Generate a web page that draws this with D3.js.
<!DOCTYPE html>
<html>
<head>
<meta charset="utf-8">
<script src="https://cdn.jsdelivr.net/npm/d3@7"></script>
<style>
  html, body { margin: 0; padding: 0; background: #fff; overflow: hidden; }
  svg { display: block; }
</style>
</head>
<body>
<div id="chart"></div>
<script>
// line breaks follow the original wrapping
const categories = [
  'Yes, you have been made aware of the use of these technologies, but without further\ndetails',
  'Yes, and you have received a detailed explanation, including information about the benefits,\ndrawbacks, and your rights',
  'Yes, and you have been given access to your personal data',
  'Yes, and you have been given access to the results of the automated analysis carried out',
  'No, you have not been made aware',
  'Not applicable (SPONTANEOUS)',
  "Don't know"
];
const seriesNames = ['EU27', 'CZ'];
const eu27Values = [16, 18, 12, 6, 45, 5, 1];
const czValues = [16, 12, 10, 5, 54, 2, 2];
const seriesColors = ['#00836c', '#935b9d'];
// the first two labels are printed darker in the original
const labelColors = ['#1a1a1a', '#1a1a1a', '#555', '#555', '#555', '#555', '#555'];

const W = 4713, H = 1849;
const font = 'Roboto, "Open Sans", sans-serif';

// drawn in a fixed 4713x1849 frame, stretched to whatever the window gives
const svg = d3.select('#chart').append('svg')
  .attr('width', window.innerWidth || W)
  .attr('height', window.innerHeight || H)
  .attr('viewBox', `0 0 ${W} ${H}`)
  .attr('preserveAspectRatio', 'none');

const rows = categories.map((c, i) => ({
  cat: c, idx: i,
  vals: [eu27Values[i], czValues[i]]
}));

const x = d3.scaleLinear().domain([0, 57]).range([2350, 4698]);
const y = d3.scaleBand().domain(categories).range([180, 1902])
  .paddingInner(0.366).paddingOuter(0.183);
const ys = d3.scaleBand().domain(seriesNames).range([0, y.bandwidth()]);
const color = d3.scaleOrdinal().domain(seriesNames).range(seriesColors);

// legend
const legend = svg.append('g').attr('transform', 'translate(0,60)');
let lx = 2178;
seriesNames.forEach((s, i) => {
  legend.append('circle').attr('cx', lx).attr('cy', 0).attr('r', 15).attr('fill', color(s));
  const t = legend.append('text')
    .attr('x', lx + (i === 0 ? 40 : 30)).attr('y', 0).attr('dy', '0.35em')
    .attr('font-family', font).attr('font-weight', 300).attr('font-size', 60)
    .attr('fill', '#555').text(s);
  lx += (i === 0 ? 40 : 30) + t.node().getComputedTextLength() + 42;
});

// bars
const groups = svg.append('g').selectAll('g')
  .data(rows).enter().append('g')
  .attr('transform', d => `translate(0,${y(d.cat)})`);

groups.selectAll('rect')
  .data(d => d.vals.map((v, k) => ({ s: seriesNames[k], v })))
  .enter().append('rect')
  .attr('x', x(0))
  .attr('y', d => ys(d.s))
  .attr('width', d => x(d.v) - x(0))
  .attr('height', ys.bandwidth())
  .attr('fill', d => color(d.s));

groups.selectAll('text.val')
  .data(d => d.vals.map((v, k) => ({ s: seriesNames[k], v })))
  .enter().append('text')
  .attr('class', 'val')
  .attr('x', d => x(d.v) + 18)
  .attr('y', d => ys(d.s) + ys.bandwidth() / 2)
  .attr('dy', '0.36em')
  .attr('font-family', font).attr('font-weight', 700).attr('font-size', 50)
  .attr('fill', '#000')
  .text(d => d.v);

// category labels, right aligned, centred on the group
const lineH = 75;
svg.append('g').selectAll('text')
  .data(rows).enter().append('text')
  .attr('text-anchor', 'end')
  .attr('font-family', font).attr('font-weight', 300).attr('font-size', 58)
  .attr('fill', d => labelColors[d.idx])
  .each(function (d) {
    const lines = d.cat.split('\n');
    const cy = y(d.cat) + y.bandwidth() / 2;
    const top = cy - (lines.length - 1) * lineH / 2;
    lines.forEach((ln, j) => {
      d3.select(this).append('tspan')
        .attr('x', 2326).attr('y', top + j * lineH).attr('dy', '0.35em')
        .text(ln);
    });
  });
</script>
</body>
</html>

####

▶ _Required work_: The listing above should be transcribed in full, exactly as written.

▶ _Output for this exercise_:
Generate a web page that draws this with D3.js.
<!DOCTYPE html>
<html>
<head>
<meta charset="utf-8">
<script src="https://cdn.jsdelivr.net/npm/d3@7"></script>
<style>
  html, body { margin: 0; padding: 0; background: #fff; overflow: hidden; }
  svg { display: block; }
</style>
</head>
<body>
<div id="chart"></div>
<script>
// line breaks follow the original wrapping
const categories = [
  'Yes, you have been made aware of the use of these technologies, but without further\ndetails',
  'Yes, and you have received a detailed explanation, including information about the benefits,\ndrawbacks, and your rights',
  'Yes, and you have been given access to your personal data',
  'Yes, and you have been given access to the results of the automated analysis carried out',
  'No, you have not been made aware',
  'Not applicable (SPONTANEOUS)',
  "Don't know"
];
const seriesNames = ['EU27', 'CZ'];
const eu27Values = [16, 18, 12, 6, 45, 5, 1];
const czValues = [16, 12, 10, 5, 54, 2, 2];
const seriesColors = ['#00836c', '#935b9d'];
// the first two labels are printed darker in the original
const labelColors = ['#1a1a1a', '#1a1a1a', '#555', '#555', '#555', '#555', '#555'];

const W = 4713, H = 1849;
const font = 'Roboto, "Open Sans", sans-serif';

// drawn in a fixed 4713x1849 frame, stretched to whatever the window gives
const svg = d3.select('#chart').append('svg')
  .attr('width', window.innerWidth || W)
  .attr('height', window.innerHeight || H)
  .attr('viewBox', `0 0 ${W} ${H}`)
  .attr('preserveAspectRatio', 'none');

const rows = categories.map((c, i) => ({
  cat: c, idx: i,
  vals: [eu27Values[i], czValues[i]]
}));

const x = d3.scaleLinear().domain([0, 57]).range([2350, 4698]);
const y = d3.scaleBand().domain(categories).range([180, 1902])
  .paddingInner(0.366).paddingOuter(0.183);
const ys = d3.scaleBand().domain(seriesNames).range([0, y.bandwidth()]);
const color = d3.scaleOrdinal().domain(seriesNames).range(seriesColors);

// legend
const legend = svg.append('g').attr('transform', 'translate(0,60)');
let lx = 2178;
seriesNames.forEach((s, i) => {
  legend.append('circle').attr('cx', lx).attr('cy', 0).attr('r', 15).attr('fill', color(s));
  const t = legend.append('text')
    .attr('x', lx + (i === 0 ? 40 : 30)).attr('y', 0).attr('dy', '0.35em')
    .attr('font-family', font).attr('font-weight', 300).attr('font-size', 60)
    .attr('fill', '#555').text(s);
  lx += (i === 0 ? 40 : 30) + t.node().getComputedTextLength() + 42;
});

// bars
const groups = svg.append('g').selectAll('g')
  .data(rows).enter().append('g')
  .attr('transform', d => `translate(0,${y(d.cat)})`);

groups.selectAll('rect')
  .data(d => d.vals.map((v, k) => ({ s: seriesNames[k], v })))
  .enter().append('rect')
  .attr('x', x(0))
  .attr('y', d => ys(d.s))
  .attr('width', d => x(d.v) - x(0))
  .attr('height', ys.bandwidth())
  .attr('fill', d => color(d.s));

groups.selectAll('text.val')
  .data(d => d.vals.map((v, k) => ({ s: seriesNames[k], v })))
  .enter().append('text')
  .attr('class', 'val')
  .attr('x', d => x(d.v) + 18)
  .attr('y', d => ys(d.s) + ys.bandwidth() / 2)
  .attr('dy', '0.36em')
  .attr('font-family', font).attr('font-weight', 700).attr('font-size', 50)
  .attr('fill', '#000')
  .text(d => d.v);

// category labels, right aligned, centred on the group
const lineH = 75;
svg.append('g').selectAll('text')
  .data(rows).enter().append('text')
  .attr('text-anchor', 'end')
  .attr('font-family', font).attr('font-weight', 300).attr('font-size', 58)
  .attr('fill', d => labelColors[d.idx])
  .each(function (d) {
    const lines = d.cat.split('\n');
    const cy = y(d.cat) + y.bandwidth() / 2;
    const top = cy - (lines.length - 1) * lineH / 2;
    lines.forEach((ln, j) => {
      d3.select(this).append('tspan')
        .attr('x', 2326).attr('y', top + j * lineH).attr('dy', '0.35em')
        .text(ln);
    });
  });
</script>
</body>
</html>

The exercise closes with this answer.